» **WHAT TO DO**: Pull out every line with the word "this".

» **EXERCISE DATA**:
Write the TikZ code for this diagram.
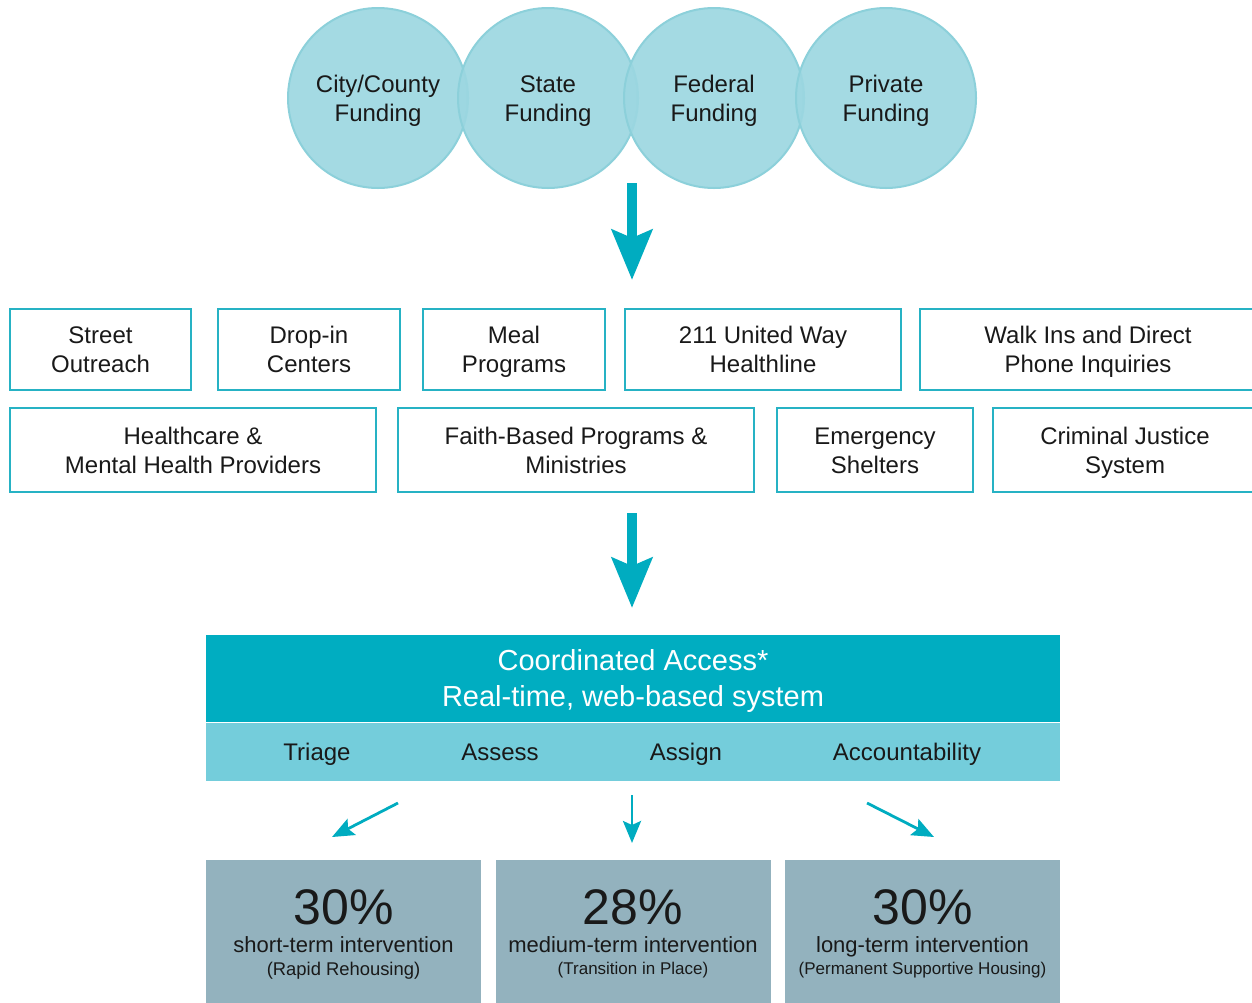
\documentclass[tikz,border=0pt]{standalone}
\usepackage{fontspec}
\setmainfont{Liberation Sans}
\usetikzlibrary{arrows.meta,positioning}
\definecolor{circlefill}{RGB}{156,215,225}
\definecolor{circleline}{RGB}{140,208,218}
\definecolor{boxline}{RGB}{38,178,196}
\definecolor{arrowteal}{RGB}{0,172,192}
\definecolor{accessteal}{RGB}{0,173,193}
\definecolor{bandteal}{RGB}{116,205,219}
\definecolor{outcomefill}{RGB}{147,178,190}
\newcommand\lowstrut{\rule[-.2\baselineskip]{0pt}{\baselineskip}}
\tikzset{
	every node/.style={font=\fontsize{12}{14.5}\selectfont, text=black!90, align=center, inner sep=0pt,
		execute at end node=\lowstrut},
	twoline/.style={text height=26.1pt, text depth=2.9pt},
	funding/.style={twoline, circle, minimum size=90pt, fill=circlefill, fill opacity=0.92, text opacity=1, draw=circleline, line width=1pt},
	entry/.style={twoline, draw=boxline, line width=1.25pt, minimum height=40.5pt},
	entrytall/.style={entry, minimum height=42pt},
	bigarrow/.style={draw=arrowteal, line width=5pt, -{Stealth[length=25pt, width=20pt, inset=4pt]}},
	smallarrow/.style={draw=arrowteal, line width=1.4pt, -{Stealth[length=11pt, width=9pt, inset=2pt]}},
	outcome/.style={fill=outcomefill, minimum width=137.5pt, minimum height=76pt, anchor=north},
	pct/.style={font=\fontsize{25}{28}\selectfont},
	term/.style={font=\fontsize{11}{13}\selectfont},
}

\begin{document}
\begin{tikzpicture}[x=0.5pt, y=-0.5pt]
	\useasboundingbox (0,0) rectangle (1252,1002);

	% funding sources
	\node[funding] (city) at (378,98) {City/County\\Funding};
	\node[funding] (state) at (548,98) {State\\Funding};
	\node[funding] (federal) at (714,98) {Federal\\Funding};
	\node[funding] (private) at (886,98) {Private\\Funding};

	\coordinate (fundtop) at (632,183);
	\coordinate (fundbot) at (632,280);
	\draw[bigarrow] (fundtop) -- (fundbot);

	% entry points
	\node[entry, minimum width=90.5pt] (street) at (100.5,349.5) {Street\\Outreach};
	\node[entry, minimum width=91pt] (dropin) at (309,349.5) {Drop-in\\Centers};
	\node[entry, minimum width=91pt] (meal) at (514,349.5) {Meal\\Programs};
	\node[entry, minimum width=138pt] (unitedway) at (763,349.5) {211 United Way\\Healthline};
	\node[entry, minimum width=168pt] (walkin) at (1088,349.5) {Walk Ins and Direct\\Phone Inquiries};

	\node[entrytall, minimum width=183pt] (health) at (193,450) {Healthcare \&\\Mental Health Providers};
	\node[entrytall, minimum width=178pt] (faith) at (576,450) {Faith-Based Programs \&\\Ministries};
	\node[entrytall, minimum width=98pt] (shelter) at (875,450) {Emergency\\Shelters};
	\node[entrytall, minimum width=132pt] (justice) at (1125,450) {Criminal Justice\\System};

	\coordinate (entrytop) at (632,513);
	\coordinate (entrybot) at (632,608);
	\draw[bigarrow] (entrytop) -- (entrybot);

	% coordinated access
	\node[fill=accessteal, minimum width=427pt, minimum height=43.5pt, text height=32pt, text depth=3.6pt, text=white, font=\fontsize{14.5}{18}\selectfont] (access) at (633,678.5) {Coordinated Access*\\Real-time, web-based system};
	\node[fill=bandteal, minimum width=427pt, minimum height=29pt, text height=0pt, text depth=0pt, anchor=north] (band) at (access.south) {};
	\node (triage) at (317,752) {Triage};
	\node (assess) at (500,752) {Assess};
	\node (assign) at (686,752) {Assign};
	\node (account) at (907,752) {Accountability};

	\coordinate (lefttail) at (398,803);
	\coordinate (lefttip) at (332,837);
	\coordinate (midtail) at (632,795);
	\coordinate (midtip) at (632,843);
	\coordinate (righttail) at (867,803);
	\coordinate (righttip) at (934,837);
	\draw[smallarrow] (lefttail) -- (lefttip);
	\draw[smallarrow] (midtail) -- (midtip);
	\draw[smallarrow] (righttail) -- (righttip);

	% outcomes
	\node[outcome] (shortbox) at (343.5,860) {};
	\node[pct] (shortpct) at (343.5,908) {30\%};
	\node[term] (shortterm) at (343.5,945) {short-term intervention};
	\node[font=\fontsize{9.2}{11}\selectfont] (shortnote) at (343.5,969) {(Rapid Rehousing)};

	\node[outcome] (mediumbox) at (633,860) {};
	\node[pct] (mediumpct) at (633,908) {28\%};
	\node[term] (mediumterm) at (633,945) {medium-term intervention};
	\node[font=\fontsize{8.5}{10}\selectfont] (mediumnote) at (633,968) {(Transition in Place)};

	\node[outcome] (longbox) at (922.5,860) {};
	\node[pct] (longpct) at (922.5,908) {30\%};
	\node[term] (longterm) at (922.5,945) {long-term intervention};
	\node[font=\fontsize{8.5}{10}\selectfont] (longnote) at (922.5,968) {(Permanent Supportive Housing)};
\end{tikzpicture}
\end{document}
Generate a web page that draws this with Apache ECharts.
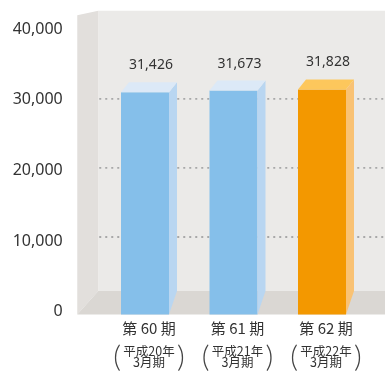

» **WRITTEN SOLUTION**:
Write the TikZ code for this diagram.
Generate a web page that draws this with Apache ECharts.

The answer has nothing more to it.